**GIVEN INSTRUCTION**
Give all the lines below again, exactly, with no pictures.

**SUPPLIED INFORMATION**
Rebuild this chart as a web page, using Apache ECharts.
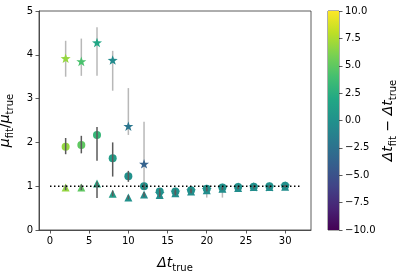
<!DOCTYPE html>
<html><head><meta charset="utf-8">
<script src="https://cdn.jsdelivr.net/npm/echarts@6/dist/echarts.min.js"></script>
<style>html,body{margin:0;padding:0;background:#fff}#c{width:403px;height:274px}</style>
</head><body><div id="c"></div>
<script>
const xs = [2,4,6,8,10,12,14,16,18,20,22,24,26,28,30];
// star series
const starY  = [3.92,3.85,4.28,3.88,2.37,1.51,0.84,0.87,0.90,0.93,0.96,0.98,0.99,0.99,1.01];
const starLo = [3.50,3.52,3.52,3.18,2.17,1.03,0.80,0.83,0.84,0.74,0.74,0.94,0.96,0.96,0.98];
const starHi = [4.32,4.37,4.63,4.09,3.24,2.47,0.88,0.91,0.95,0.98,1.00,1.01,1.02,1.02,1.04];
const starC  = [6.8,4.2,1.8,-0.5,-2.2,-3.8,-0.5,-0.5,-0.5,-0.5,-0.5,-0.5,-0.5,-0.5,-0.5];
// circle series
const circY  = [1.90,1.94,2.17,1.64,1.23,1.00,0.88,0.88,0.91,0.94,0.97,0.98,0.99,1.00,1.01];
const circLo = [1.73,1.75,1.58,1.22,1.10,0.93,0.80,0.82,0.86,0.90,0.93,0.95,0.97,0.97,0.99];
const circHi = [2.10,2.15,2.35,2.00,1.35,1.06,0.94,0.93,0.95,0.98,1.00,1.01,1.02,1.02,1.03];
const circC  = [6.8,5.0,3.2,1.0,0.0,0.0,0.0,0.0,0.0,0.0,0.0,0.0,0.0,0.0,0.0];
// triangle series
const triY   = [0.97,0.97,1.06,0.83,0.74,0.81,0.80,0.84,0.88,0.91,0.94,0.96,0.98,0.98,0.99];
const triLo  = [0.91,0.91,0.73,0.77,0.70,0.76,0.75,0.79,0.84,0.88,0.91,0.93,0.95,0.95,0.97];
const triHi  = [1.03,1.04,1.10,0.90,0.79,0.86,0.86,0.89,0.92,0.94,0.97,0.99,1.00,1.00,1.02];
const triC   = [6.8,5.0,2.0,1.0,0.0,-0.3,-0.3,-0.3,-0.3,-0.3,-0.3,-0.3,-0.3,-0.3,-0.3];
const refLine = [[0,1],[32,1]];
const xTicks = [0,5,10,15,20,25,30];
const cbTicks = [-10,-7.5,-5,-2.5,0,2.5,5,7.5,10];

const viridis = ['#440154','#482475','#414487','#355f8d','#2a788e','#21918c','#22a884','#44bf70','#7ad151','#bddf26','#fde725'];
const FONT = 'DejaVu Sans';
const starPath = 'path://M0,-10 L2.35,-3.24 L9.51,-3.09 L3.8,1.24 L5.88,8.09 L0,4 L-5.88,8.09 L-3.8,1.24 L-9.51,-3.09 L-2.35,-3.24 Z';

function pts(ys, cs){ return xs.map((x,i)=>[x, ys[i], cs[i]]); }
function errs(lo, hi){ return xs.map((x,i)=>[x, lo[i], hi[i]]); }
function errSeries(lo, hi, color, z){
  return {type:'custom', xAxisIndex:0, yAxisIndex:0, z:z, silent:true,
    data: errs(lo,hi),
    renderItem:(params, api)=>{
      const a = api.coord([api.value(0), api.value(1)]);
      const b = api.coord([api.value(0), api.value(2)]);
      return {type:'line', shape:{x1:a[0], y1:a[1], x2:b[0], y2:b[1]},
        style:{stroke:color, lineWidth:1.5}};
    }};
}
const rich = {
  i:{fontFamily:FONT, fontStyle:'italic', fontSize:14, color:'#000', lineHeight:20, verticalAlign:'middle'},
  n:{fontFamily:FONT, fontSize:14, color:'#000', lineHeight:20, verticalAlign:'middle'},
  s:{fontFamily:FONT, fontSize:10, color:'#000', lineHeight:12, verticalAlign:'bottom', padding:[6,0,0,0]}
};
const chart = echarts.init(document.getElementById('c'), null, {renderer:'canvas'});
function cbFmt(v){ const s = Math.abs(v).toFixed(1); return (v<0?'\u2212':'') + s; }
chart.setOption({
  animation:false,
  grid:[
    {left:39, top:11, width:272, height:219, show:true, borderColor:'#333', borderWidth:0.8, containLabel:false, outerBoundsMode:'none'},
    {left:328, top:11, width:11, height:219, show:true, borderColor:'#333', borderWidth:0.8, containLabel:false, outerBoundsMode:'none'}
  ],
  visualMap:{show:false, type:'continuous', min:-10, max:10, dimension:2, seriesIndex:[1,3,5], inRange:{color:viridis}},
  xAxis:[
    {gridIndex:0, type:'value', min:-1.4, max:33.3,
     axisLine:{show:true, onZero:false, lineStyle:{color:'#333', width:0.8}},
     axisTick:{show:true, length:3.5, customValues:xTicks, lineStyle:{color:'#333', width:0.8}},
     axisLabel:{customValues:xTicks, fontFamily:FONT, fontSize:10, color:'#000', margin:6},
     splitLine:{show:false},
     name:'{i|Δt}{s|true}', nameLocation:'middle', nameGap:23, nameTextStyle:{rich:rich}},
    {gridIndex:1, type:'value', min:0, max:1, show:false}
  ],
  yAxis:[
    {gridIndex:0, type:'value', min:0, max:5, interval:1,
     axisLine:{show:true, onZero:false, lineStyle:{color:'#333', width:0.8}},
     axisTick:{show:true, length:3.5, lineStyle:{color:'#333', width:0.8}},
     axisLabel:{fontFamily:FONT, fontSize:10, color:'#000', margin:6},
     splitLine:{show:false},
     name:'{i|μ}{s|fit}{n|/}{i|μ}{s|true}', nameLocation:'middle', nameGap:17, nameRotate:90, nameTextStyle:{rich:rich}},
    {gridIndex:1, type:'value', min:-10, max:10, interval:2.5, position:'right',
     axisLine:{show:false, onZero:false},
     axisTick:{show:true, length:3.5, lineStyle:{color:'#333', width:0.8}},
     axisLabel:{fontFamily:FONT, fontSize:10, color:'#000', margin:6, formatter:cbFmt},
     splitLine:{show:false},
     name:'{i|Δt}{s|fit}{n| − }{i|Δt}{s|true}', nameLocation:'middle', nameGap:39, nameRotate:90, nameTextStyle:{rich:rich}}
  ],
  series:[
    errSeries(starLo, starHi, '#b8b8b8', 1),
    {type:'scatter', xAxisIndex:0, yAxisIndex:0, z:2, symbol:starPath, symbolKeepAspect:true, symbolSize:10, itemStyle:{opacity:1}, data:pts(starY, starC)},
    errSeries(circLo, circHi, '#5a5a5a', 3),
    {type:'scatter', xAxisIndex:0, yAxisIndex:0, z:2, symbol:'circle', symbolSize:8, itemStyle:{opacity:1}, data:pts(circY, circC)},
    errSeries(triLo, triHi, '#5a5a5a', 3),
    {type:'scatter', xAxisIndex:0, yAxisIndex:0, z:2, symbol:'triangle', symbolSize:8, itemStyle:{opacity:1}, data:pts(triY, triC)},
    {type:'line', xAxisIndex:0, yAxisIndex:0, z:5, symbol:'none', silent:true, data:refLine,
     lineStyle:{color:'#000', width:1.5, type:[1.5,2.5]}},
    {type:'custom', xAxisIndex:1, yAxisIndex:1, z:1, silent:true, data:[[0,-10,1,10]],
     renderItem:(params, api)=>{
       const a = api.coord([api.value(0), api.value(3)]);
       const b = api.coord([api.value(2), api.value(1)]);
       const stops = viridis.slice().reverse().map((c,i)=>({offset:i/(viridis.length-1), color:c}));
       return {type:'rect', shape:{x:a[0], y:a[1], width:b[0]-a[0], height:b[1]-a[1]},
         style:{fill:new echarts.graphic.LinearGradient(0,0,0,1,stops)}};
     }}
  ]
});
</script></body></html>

**TASK ANSWER**
Rebuild this chart as a web page, using Apache ECharts.
<!DOCTYPE html>
<html><head><meta charset="utf-8">
<script src="https://cdn.jsdelivr.net/npm/echarts@6/dist/echarts.min.js"></script>
<style>html,body{margin:0;padding:0;background:#fff}#c{width:403px;height:274px}</style>
</head><body><div id="c"></div>
<script>
const xs = [2,4,6,8,10,12,14,16,18,20,22,24,26,28,30];
// star series
const starY  = [3.92,3.85,4.28,3.88,2.37,1.51,0.84,0.87,0.90,0.93,0.96,0.98,0.99,0.99,1.01];
const starLo = [3.50,3.52,3.52,3.18,2.17,1.03,0.80,0.83,0.84,0.74,0.74,0.94,0.96,0.96,0.98];
const starHi = [4.32,4.37,4.63,4.09,3.24,2.47,0.88,0.91,0.95,0.98,1.00,1.01,1.02,1.02,1.04];
const starC  = [6.8,4.2,1.8,-0.5,-2.2,-3.8,-0.5,-0.5,-0.5,-0.5,-0.5,-0.5,-0.5,-0.5,-0.5];
// circle series
const circY  = [1.90,1.94,2.17,1.64,1.23,1.00,0.88,0.88,0.91,0.94,0.97,0.98,0.99,1.00,1.01];
const circLo = [1.73,1.75,1.58,1.22,1.10,0.93,0.80,0.82,0.86,0.90,0.93,0.95,0.97,0.97,0.99];
const circHi = [2.10,2.15,2.35,2.00,1.35,1.06,0.94,0.93,0.95,0.98,1.00,1.01,1.02,1.02,1.03];
const circC  = [6.8,5.0,3.2,1.0,0.0,0.0,0.0,0.0,0.0,0.0,0.0,0.0,0.0,0.0,0.0];
// triangle series
const triY   = [0.97,0.97,1.06,0.83,0.74,0.81,0.80,0.84,0.88,0.91,0.94,0.96,0.98,0.98,0.99];
const triLo  = [0.91,0.91,0.73,0.77,0.70,0.76,0.75,0.79,0.84,0.88,0.91,0.93,0.95,0.95,0.97];
const triHi  = [1.03,1.04,1.10,0.90,0.79,0.86,0.86,0.89,0.92,0.94,0.97,0.99,1.00,1.00,1.02];
const triC   = [6.8,5.0,2.0,1.0,0.0,-0.3,-0.3,-0.3,-0.3,-0.3,-0.3,-0.3,-0.3,-0.3,-0.3];
const refLine = [[0,1],[32,1]];
const xTicks = [0,5,10,15,20,25,30];
const cbTicks = [-10,-7.5,-5,-2.5,0,2.5,5,7.5,10];

const viridis = ['#440154','#482475','#414487','#355f8d','#2a788e','#21918c','#22a884','#44bf70','#7ad151','#bddf26','#fde725'];
const FONT = 'DejaVu Sans';
const starPath = 'path://M0,-10 L2.35,-3.24 L9.51,-3.09 L3.8,1.24 L5.88,8.09 L0,4 L-5.88,8.09 L-3.8,1.24 L-9.51,-3.09 L-2.35,-3.24 Z';

function pts(ys, cs){ return xs.map((x,i)=>[x, ys[i], cs[i]]); }
function errs(lo, hi){ return xs.map((x,i)=>[x, lo[i], hi[i]]); }
function errSeries(lo, hi, color, z){
  return {type:'custom', xAxisIndex:0, yAxisIndex:0, z:z, silent:true,
    data: errs(lo,hi),
    renderItem:(params, api)=>{
      const a = api.coord([api.value(0), api.value(1)]);
      const b = api.coord([api.value(0), api.value(2)]);
      return {type:'line', shape:{x1:a[0], y1:a[1], x2:b[0], y2:b[1]},
        style:{stroke:color, lineWidth:1.5}};
    }};
}
const rich = {
  i:{fontFamily:FONT, fontStyle:'italic', fontSize:14, color:'#000', lineHeight:20, verticalAlign:'middle'},
  n:{fontFamily:FONT, fontSize:14, color:'#000', lineHeight:20, verticalAlign:'middle'},
  s:{fontFamily:FONT, fontSize:10, color:'#000', lineHeight:12, verticalAlign:'bottom', padding:[6,0,0,0]}
};
const chart = echarts.init(document.getElementById('c'), null, {renderer:'canvas'});
function cbFmt(v){ const s = Math.abs(v).toFixed(1); return (v<0?'\u2212':'') + s; }
chart.setOption({
  animation:false,
  grid:[
    {left:39, top:11, width:272, height:219, show:true, borderColor:'#333', borderWidth:0.8, containLabel:false, outerBoundsMode:'none'},
    {left:328, top:11, width:11, height:219, show:true, borderColor:'#333', borderWidth:0.8, containLabel:false, outerBoundsMode:'none'}
  ],
  visualMap:{show:false, type:'continuous', min:-10, max:10, dimension:2, seriesIndex:[1,3,5], inRange:{color:viridis}},
  xAxis:[
    {gridIndex:0, type:'value', min:-1.4, max:33.3,
     axisLine:{show:true, onZero:false, lineStyle:{color:'#333', width:0.8}},
     axisTick:{show:true, length:3.5, customValues:xTicks, lineStyle:{color:'#333', width:0.8}},
     axisLabel:{customValues:xTicks, fontFamily:FONT, fontSize:10, color:'#000', margin:6},
     splitLine:{show:false},
     name:'{i|Δt}{s|true}', nameLocation:'middle', nameGap:23, nameTextStyle:{rich:rich}},
    {gridIndex:1, type:'value', min:0, max:1, show:false}
  ],
  yAxis:[
    {gridIndex:0, type:'value', min:0, max:5, interval:1,
     axisLine:{show:true, onZero:false, lineStyle:{color:'#333', width:0.8}},
     axisTick:{show:true, length:3.5, lineStyle:{color:'#333', width:0.8}},
     axisLabel:{fontFamily:FONT, fontSize:10, color:'#000', margin:6},
     splitLine:{show:false},
     name:'{i|μ}{s|fit}{n|/}{i|μ}{s|true}', nameLocation:'middle', nameGap:17, nameRotate:90, nameTextStyle:{rich:rich}},
    {gridIndex:1, type:'value', min:-10, max:10, interval:2.5, position:'right',
     axisLine:{show:false, onZero:false},
     axisTick:{show:true, length:3.5, lineStyle:{color:'#333', width:0.8}},
     axisLabel:{fontFamily:FONT, fontSize:10, color:'#000', margin:6, formatter:cbFmt},
     splitLine:{show:false},
     name:'{i|Δt}{s|fit}{n| − }{i|Δt}{s|true}', nameLocation:'middle', nameGap:39, nameRotate:90, nameTextStyle:{rich:rich}}
  ],
  series:[
    errSeries(starLo, starHi, '#b8b8b8', 1),
    {type:'scatter', xAxisIndex:0, yAxisIndex:0, z:2, symbol:starPath, symbolKeepAspect:true, symbolSize:10, itemStyle:{opacity:1}, data:pts(starY, starC)},
    errSeries(circLo, circHi, '#5a5a5a', 3),
    {type:'scatter', xAxisIndex:0, yAxisIndex:0, z:2, symbol:'circle', symbolSize:8, itemStyle:{opacity:1}, data:pts(circY, circC)},
    errSeries(triLo, triHi, '#5a5a5a', 3),
    {type:'scatter', xAxisIndex:0, yAxisIndex:0, z:2, symbol:'triangle', symbolSize:8, itemStyle:{opacity:1}, data:pts(triY, triC)},
    {type:'line', xAxisIndex:0, yAxisIndex:0, z:5, symbol:'none', silent:true, data:refLine,
     lineStyle:{color:'#000', width:1.5, type:[1.5,2.5]}},
    {type:'custom', xAxisIndex:1, yAxisIndex:1, z:1, silent:true, data:[[0,-10,1,10]],
     renderItem:(params, api)=>{
       const a = api.coord([api.value(0), api.value(3)]);
       const b = api.coord([api.value(2), api.value(1)]);
       const stops = viridis.slice().reverse().map((c,i)=>({offset:i/(viridis.length-1), color:c}));
       return {type:'rect', shape:{x:a[0], y:a[1], width:b[0]-a[0], height:b[1]-a[1]},
         style:{fill:new echarts.graphic.LinearGradient(0,0,0,1,stops)}};
     }}
  ]
});
</script></body></html>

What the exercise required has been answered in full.